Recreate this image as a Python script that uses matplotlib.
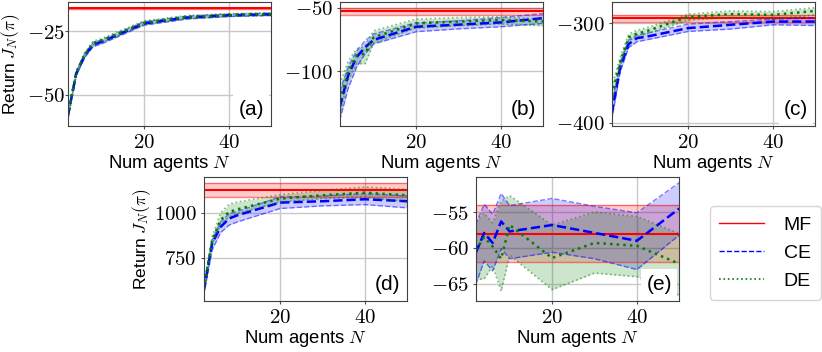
==
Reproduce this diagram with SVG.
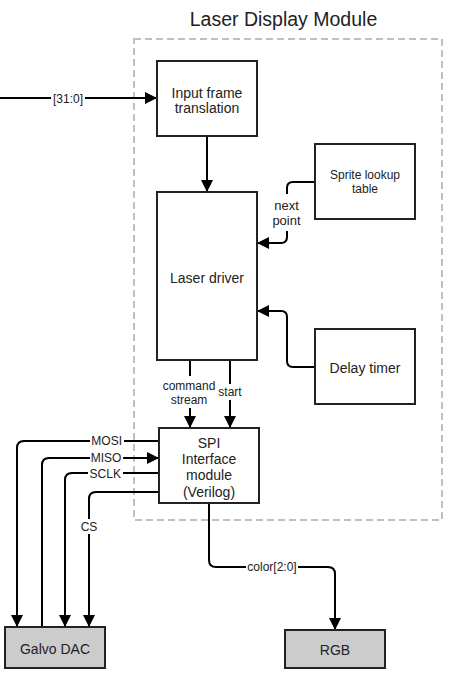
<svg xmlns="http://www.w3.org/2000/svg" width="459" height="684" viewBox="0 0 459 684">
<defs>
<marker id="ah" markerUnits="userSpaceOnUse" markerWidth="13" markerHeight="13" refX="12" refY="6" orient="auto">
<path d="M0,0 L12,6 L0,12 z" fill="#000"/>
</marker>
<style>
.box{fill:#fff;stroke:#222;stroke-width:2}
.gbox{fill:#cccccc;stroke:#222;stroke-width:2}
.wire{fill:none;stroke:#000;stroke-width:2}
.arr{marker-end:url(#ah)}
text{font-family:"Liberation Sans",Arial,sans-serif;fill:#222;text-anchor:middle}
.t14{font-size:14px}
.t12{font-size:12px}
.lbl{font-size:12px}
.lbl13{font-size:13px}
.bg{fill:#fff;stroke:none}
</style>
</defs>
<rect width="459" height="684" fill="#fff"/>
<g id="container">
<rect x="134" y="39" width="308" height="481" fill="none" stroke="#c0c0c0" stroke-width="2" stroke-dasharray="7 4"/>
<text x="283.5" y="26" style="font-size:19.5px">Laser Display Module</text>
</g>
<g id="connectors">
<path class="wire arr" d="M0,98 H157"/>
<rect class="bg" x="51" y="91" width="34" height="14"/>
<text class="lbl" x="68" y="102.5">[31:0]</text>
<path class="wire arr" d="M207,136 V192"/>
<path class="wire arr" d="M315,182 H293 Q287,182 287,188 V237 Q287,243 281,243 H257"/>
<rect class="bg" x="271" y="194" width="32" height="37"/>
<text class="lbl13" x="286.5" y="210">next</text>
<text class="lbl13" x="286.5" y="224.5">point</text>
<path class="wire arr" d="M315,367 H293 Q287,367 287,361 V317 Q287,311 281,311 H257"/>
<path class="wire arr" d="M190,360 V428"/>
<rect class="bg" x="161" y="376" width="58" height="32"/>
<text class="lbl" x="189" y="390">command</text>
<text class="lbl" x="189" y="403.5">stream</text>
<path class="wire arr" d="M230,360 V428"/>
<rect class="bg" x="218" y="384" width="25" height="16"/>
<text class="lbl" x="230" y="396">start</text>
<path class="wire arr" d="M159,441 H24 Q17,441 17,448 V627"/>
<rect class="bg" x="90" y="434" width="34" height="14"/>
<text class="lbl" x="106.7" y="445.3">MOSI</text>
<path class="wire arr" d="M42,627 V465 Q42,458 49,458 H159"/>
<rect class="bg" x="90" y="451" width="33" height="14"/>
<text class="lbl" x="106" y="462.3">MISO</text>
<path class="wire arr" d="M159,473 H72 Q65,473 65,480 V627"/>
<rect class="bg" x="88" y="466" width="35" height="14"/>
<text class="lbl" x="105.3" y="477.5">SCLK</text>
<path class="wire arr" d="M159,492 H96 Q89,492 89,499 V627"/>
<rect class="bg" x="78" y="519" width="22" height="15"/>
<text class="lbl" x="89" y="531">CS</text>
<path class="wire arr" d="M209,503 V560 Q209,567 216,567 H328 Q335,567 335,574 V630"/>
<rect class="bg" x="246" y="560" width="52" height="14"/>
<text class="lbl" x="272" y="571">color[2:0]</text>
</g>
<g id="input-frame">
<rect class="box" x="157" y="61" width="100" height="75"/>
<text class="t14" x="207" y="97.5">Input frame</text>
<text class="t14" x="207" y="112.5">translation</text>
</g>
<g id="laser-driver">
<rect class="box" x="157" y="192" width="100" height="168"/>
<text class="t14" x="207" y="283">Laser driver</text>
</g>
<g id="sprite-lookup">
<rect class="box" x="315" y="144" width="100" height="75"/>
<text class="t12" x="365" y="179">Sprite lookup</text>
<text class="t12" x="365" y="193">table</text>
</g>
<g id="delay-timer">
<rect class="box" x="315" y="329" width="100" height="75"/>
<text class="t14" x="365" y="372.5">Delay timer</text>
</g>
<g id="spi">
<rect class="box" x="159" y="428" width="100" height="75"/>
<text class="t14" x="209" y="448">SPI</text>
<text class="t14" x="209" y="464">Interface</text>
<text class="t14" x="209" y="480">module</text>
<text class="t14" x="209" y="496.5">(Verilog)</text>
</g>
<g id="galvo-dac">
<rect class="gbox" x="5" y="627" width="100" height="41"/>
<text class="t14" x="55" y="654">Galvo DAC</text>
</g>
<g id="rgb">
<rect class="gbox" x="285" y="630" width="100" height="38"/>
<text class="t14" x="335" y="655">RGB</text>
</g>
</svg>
---
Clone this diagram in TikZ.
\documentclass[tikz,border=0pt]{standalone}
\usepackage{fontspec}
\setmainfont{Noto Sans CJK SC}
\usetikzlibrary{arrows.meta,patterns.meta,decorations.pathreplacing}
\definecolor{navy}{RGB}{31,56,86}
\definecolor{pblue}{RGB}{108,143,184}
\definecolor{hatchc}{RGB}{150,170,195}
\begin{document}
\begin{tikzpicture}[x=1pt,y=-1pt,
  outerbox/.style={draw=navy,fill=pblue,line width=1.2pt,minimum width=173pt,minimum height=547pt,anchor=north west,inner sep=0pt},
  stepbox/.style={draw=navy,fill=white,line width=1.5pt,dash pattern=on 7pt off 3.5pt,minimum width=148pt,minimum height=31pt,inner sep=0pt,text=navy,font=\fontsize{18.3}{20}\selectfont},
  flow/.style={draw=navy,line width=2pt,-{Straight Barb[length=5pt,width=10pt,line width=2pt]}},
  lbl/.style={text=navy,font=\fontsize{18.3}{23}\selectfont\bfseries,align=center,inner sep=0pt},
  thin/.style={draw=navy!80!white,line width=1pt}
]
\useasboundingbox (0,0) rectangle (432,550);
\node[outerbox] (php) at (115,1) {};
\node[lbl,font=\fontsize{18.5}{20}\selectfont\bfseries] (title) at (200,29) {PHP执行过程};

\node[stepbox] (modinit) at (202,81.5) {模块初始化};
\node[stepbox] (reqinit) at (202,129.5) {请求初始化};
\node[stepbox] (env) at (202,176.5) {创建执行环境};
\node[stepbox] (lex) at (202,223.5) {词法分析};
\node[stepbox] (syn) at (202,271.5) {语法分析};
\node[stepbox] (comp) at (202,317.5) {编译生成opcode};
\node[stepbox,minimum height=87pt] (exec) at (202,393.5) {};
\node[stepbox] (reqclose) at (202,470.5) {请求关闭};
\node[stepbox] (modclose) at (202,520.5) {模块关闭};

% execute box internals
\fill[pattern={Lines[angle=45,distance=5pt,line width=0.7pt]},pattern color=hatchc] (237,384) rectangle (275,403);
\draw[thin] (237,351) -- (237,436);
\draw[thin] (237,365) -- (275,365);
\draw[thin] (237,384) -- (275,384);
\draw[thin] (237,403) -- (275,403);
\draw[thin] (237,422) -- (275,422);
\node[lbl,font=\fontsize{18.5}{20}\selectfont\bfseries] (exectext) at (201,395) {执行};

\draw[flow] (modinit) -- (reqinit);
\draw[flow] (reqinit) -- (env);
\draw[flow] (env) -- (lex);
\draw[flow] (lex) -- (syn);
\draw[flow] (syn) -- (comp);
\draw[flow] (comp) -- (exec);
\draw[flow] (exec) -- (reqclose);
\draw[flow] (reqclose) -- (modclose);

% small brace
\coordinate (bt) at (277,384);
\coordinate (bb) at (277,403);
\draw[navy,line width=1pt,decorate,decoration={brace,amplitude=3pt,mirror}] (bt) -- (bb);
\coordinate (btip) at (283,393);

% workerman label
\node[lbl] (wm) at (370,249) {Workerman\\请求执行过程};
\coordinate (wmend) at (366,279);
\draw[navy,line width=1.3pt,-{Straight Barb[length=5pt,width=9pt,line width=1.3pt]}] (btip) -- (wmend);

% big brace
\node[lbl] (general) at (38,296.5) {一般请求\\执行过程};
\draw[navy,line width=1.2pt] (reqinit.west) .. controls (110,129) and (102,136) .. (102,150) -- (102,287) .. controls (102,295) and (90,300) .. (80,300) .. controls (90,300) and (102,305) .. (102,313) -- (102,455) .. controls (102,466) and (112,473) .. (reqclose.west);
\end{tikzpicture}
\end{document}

- _Task to carry out_
Exactly those lines that run from the line with "Clone this diagram in TikZ." through the line with "(title) at (200,29)" are to be reproduced; both end lines belong to the range.

- _Result of the task_
Clone this diagram in TikZ.
\documentclass[tikz,border=0pt]{standalone}
\usepackage{fontspec}
\setmainfont{Noto Sans CJK SC}
\usetikzlibrary{arrows.meta,patterns.meta,decorations.pathreplacing}
\definecolor{navy}{RGB}{31,56,86}
\definecolor{pblue}{RGB}{108,143,184}
\definecolor{hatchc}{RGB}{150,170,195}
\begin{document}
\begin{tikzpicture}[x=1pt,y=-1pt,
  outerbox/.style={draw=navy,fill=pblue,line width=1.2pt,minimum width=173pt,minimum height=547pt,anchor=north west,inner sep=0pt},
  stepbox/.style={draw=navy,fill=white,line width=1.5pt,dash pattern=on 7pt off 3.5pt,minimum width=148pt,minimum height=31pt,inner sep=0pt,text=navy,font=\fontsize{18.3}{20}\selectfont},
  flow/.style={draw=navy,line width=2pt,-{Straight Barb[length=5pt,width=10pt,line width=2pt]}},
  lbl/.style={text=navy,font=\fontsize{18.3}{23}\selectfont\bfseries,align=center,inner sep=0pt},
  thin/.style={draw=navy!80!white,line width=1pt}
]
\useasboundingbox (0,0) rectangle (432,550);
\node[outerbox] (php) at (115,1) {};
\node[lbl,font=\fontsize{18.5}{20}\selectfont\bfseries] (title) at (200,29) {PHP执行过程};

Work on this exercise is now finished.